Figures should be numbered consecutively according to the order in which they have been cited in the text. If a figure has been published previously, acknowledge the original source and submit written permission from the copyright holder to reproduce the figure. Permission is required irrespective of authorship or publisher except for documents in the public domain.

For illustrations in color, ascertain whether the journal requires color negatives, positive transparencies, or color prints. Accompanying drawings marked to indicate the region to be reproduced might be useful to the editor. Some journals publish illustrations in color only if the author pays the additional cost.

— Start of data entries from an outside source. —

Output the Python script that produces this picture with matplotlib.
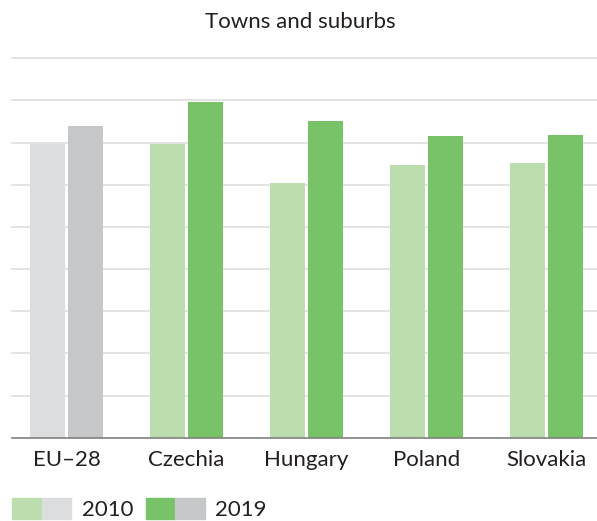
import matplotlib
matplotlib.use("Agg")
import matplotlib.pyplot as plt
from matplotlib.patches import Patch
from matplotlib.legend_handler import HandlerTuple
import numpy as np

plt.rcParams['font.family'] = ['Lato', 'DejaVu Sans']

title = "Towns and suburbs"
categories = ["EU\u201328", "Czechia", "Hungary", "Poland", "Slovakia"]
years = ["2010", "2019"]
values_2010 = [69.7, 69.7, 60.4, 64.7, 65.2]
values_2019 = [73.9, 79.6, 75.1, 71.6, 71.8]

col_2010 = ["#dcdddf", "#bcddad", "#bcddad", "#bcddad", "#bcddad"]
col_2019 = ["#c6c7c9", "#78c268", "#78c268", "#78c268", "#78c268"]

fig = plt.figure(figsize=(5.97, 5.21), dpi=100)
W, H = 597, 521
ax = fig.add_axes([12 / W, 1 - 437.7 / H, 585 / W, (437.7 - 58.3) / H])

x = np.arange(len(categories))
bw = 35 / 120
off = 19 / 120
ax.bar(x - off, values_2010, width=bw, color=col_2010, zorder=3)
ax.bar(x + off, values_2019, width=bw, color=col_2019, zorder=3)

ax.set_xlim((12 - 66.5) / 120, (597 - 66.5) / 120)
ax.set_ylim(0, 90)
ax.set_yticks(np.arange(10, 91, 10))
ax.yaxis.grid(True, color="#e2e2e2", linewidth=1.3, zorder=0)
for ln in ax.get_ygridlines():
    ln.set_clip_on(False)
ax.tick_params(axis='y', left=False, labelleft=False)
ax.set_xticks(x)
ax.set_xticklabels(categories, fontsize=16, color="#231f20")
ax.tick_params(axis='x', length=0, pad=9)
for s in ["top", "right", "left"]:
    ax.spines[s].set_visible(False)
ax.spines["bottom"].set_color("#808080")
ax.spines["bottom"].set_linewidth(1.2)
ax.spines["bottom"].set_zorder(4)

fig.text(300 / W, 1 - 21.5 / H, title, ha="center", va="center", fontsize=16, color="#231f20")

handles = [(Patch(color=col_2010[1]), Patch(color=col_2010[0])),
           (Patch(color=col_2019[1]), Patch(color=col_2019[0]))]
fs = 16
px = fs * 100 / 72
leg = fig.legend(handles, years, handler_map={tuple: HandlerTuple(ndivide=None, pad=0)},
                 loc="lower left", bbox_to_anchor=(12 / W, 1 / H), ncol=2, frameon=False,
                 fontsize=fs, handlelength=59 / px, handleheight=23 / px,
                 handletextpad=11 / px, columnspacing=12 / px, borderpad=0, borderaxespad=0,
                 labelcolor="#231f20")

fig.savefig("out.png", dpi=100)
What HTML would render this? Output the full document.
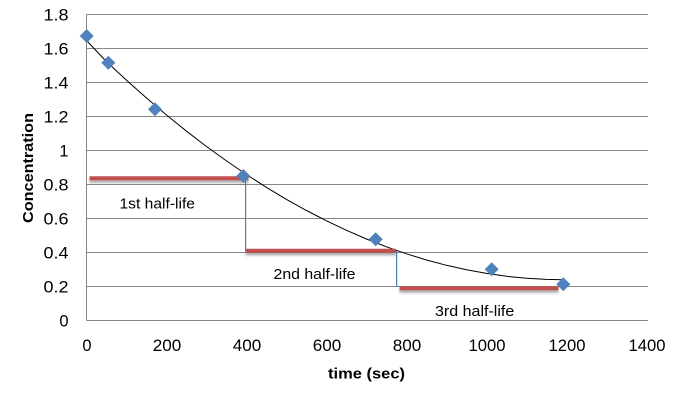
<!DOCTYPE html>
<html>
<head>
<meta charset="utf-8">
<style>
  html,body{margin:0;padding:0;background:#fff;}
  svg{display:block;}
  text{font-family:"Liberation Sans",sans-serif;fill:#000;}
</style>
</head>
<body>
<svg width="682" height="402" viewBox="0 0 682 402" xmlns="http://www.w3.org/2000/svg">
  <defs>
    <filter id="sh" x="-5%" y="-200%" width="110%" height="500%">
      <feDropShadow dx="0" dy="2.5" stdDeviation="1.2" flood-color="#000" flood-opacity="0.35"/>
    </filter>
  </defs>
  <rect width="682" height="402" fill="#fff"/>
  <!-- gridlines -->
  <g stroke="#868686" stroke-width="1">
    <line x1="86.5" y1="14.5" x2="648" y2="14.5"/>
    <line x1="86.5" y1="48.5" x2="648" y2="48.5"/>
    <line x1="86.5" y1="82.5" x2="648" y2="82.5"/>
    <line x1="86.5" y1="116.5" x2="648" y2="116.5"/>
    <line x1="86.5" y1="150.5" x2="648" y2="150.5"/>
    <line x1="86.5" y1="184.5" x2="648" y2="184.5"/>
    <line x1="86.5" y1="218.5" x2="648" y2="218.5"/>
    <line x1="86.5" y1="252.5" x2="648" y2="252.5"/>
    <line x1="86.5" y1="286.5" x2="648" y2="286.5"/>
    <line x1="86.5" y1="320.5" x2="648" y2="320.5"/>
    <line x1="86.5" y1="14.5" x2="86.5" y2="320.5"/>
  </g>
  <!-- y tick labels -->
  <g font-size="16.5" text-anchor="end">
    <text x="68.5" y="20.3" textLength="25" lengthAdjust="spacingAndGlyphs">1.8</text>
    <text x="68.5" y="54.3" textLength="25" lengthAdjust="spacingAndGlyphs">1.6</text>
    <text x="68.5" y="88.3" textLength="25" lengthAdjust="spacingAndGlyphs">1.4</text>
    <text x="68.5" y="122.3" textLength="25" lengthAdjust="spacingAndGlyphs">1.2</text>
    <text x="68.5" y="156.3">1</text>
    <text x="68.5" y="190.3" textLength="25" lengthAdjust="spacingAndGlyphs">0.8</text>
    <text x="68.5" y="224.3" textLength="25" lengthAdjust="spacingAndGlyphs">0.6</text>
    <text x="68.5" y="258.3" textLength="25" lengthAdjust="spacingAndGlyphs">0.4</text>
    <text x="68.5" y="292.3" textLength="25" lengthAdjust="spacingAndGlyphs">0.2</text>
    <text x="68.5" y="326.3">0</text>
  </g>
  <!-- x tick labels -->
  <g font-size="16.5" text-anchor="middle">
    <text x="87" y="351">0</text>
    <text x="167" y="351" textLength="28.5" lengthAdjust="spacingAndGlyphs">200</text>
    <text x="247" y="351" textLength="28.5" lengthAdjust="spacingAndGlyphs">400</text>
    <text x="327" y="351" textLength="28.5" lengthAdjust="spacingAndGlyphs">600</text>
    <text x="407" y="351" textLength="28.5" lengthAdjust="spacingAndGlyphs">800</text>
    <text x="487" y="351" textLength="37" lengthAdjust="spacingAndGlyphs">1000</text>
    <text x="567" y="351" textLength="37" lengthAdjust="spacingAndGlyphs">1200</text>
    <text x="647" y="351" textLength="37" lengthAdjust="spacingAndGlyphs">1400</text>
  </g>
  <!-- axis titles -->
  <text x="366.5" y="378.5" font-size="15" font-weight="bold" text-anchor="middle" textLength="77" lengthAdjust="spacingAndGlyphs">time (sec)</text>
  <text transform="translate(33,168) rotate(-90)" font-size="15" font-weight="bold" text-anchor="middle" textLength="110" lengthAdjust="spacingAndGlyphs">Concentration</text>

  <!-- trend line -->
  <polyline fill="none" stroke="#000" stroke-width="1"
    points="86.5,40.5 106.5,61.6 126.5,80.2 146.5,98 166.5,115 186.5,131.2 206.5,146.5 226.5,160.9 246.5,174.6 266.5,187.4 286.5,199.4 306.5,210.5 326.5,220.8 346.5,230.3 366.5,239 386.5,246.8 406.5,253.8 426.5,260 446.5,265.3 466.5,269.8 486.5,273.4 506.5,276.3 526.5,278.3 546.5,279.4 563,279.7"/>

  <!-- red half-life lines -->
  <g stroke="#C0504D" stroke-width="4" filter="url(#sh)">
    <line x1="89.5" y1="178.3" x2="248.5" y2="178.3"/>
    <line x1="245.5" y1="250.7" x2="396" y2="250.7"/>
    <line x1="399.5" y1="288.3" x2="558.5" y2="288.3"/>
  </g>
  <!-- blue verticals -->
  <g stroke="#4A7EBB" stroke-width="1.2">
    <line x1="245.6" y1="178" x2="245.6" y2="251"/>
    <line x1="396.6" y1="251" x2="396.6" y2="287"/>
  </g>

  <!-- data points -->
  <g fill="#4F81BD">
    <path d="M86.7,29 L93.7,36 L86.7,43 L79.7,36 Z"/>
    <path d="M108.3,55.7 L115.3,62.7 L108.3,69.7 L101.3,62.7 Z"/>
    <path d="M155,102.3 L162,109.3 L155,116.3 L148,109.3 Z"/>
    <path d="M243.3,169 L250.3,176 L243.3,183 L236.3,176 Z"/>
    <path d="M375.7,232.3 L382.7,239.3 L375.7,246.3 L368.7,239.3 Z"/>
    <path d="M491.7,262.3 L498.7,269.3 L491.7,276.3 L484.7,269.3 Z"/>
    <path d="M563.3,277.3 L570.3,284.3 L563.3,291.3 L556.3,284.3 Z"/>
  </g>

  <!-- labels -->
  <g font-size="15">
    <text x="119.5" y="208.5" textLength="75.5" lengthAdjust="spacingAndGlyphs">1st half-life</text>
    <text x="273.5" y="279.2" textLength="82" lengthAdjust="spacingAndGlyphs">2nd half-life</text>
    <text x="435" y="315.9" textLength="79.3" lengthAdjust="spacingAndGlyphs">3rd half-life</text>
  </g>
</svg>
</body>
</html>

Authors should consult the journal about requirements for figures submitted in electronic formats.

Figure legends

Include legends in the main manuscript text file. For each figure provide the figure number in Arabic numerals, short title and a detailed legend upto 250 words. If reproducing the previously publishing figures or tables, it is authors responsibility to take the permission from the copyright owners.

Style and language

World Journal Of Epidemiology and Cancer Prevention (ISSN 2321–3515) accepts manuscripts written only in English. Spelling should either be US English or British English, but not a mixture.

There is no limit on the length of articles submitted, but authors are encouraged to be concise. There is also no restriction on the number of figures, tables or additional files that can be included with each article.

World Journal Of Epidemiology and Cancer Prevention (ISSN 2321–3515) may edit submitted manuscripts for style or language, articles requiring extensive editing may be sent back to authors for correction or can be edited in house on charge basis. The charges for these services at present are US $ 100 for upto 3000 words, 120 US$ for upto 5000 words and 150 $ for articles lengthier than that.

Typography

  • Please use double line spacing.
  • Type the text unjustified, without hyphenating words at line breaks.
  • Use hard returns only to end headings and paragraphs, not to rearrange lines.
  • Capitalize only the first word, and proper nouns, in the title.
  • All pages should be numbered.
  • Please do not use Footnotes, but endnotes may be used.
  • Please do not format the text in multiple columns.
  • Greek and other special characters may be included. If you are unable to reproduce a particular special character, please type out the name of the symbol in full. Please ensure that all special characters used are embedded in the text, otherwise they will be lost during conversion to PDF.

Units of Measurement

Measurements of length, height, weight, and volume should be reported in metric units (meter, kilogram, or liter) or their decimal multiples.

Temperatures should be in degrees Celsius. Blood pressures should be in millimeters of mercury, unless other units are specifically required by the journal.

Journals vary in the units they use for reporting hematologic, clinical chemistry, and other measurements. Authors must consult the Information for Authors of the particular journal and should report laboratory information in both local and International System of Units (SI). Editors may request that authors add alternative or non-SI units, since SI units are not universally used. Drug concentrations may be reported in either SI or mass units, but the alternative should be provided in parentheses where appropriate.

Abbreviations and Symbols

Use only standard abbreviations; use of nonstandard abbreviations can be confusing to readers. Avoid abbreviations in the title of the manuscript. The spelled-out abbreviation followed by the abbreviation in parenthesis should be used on first mention unless the abbreviation is a standard unit of measurement.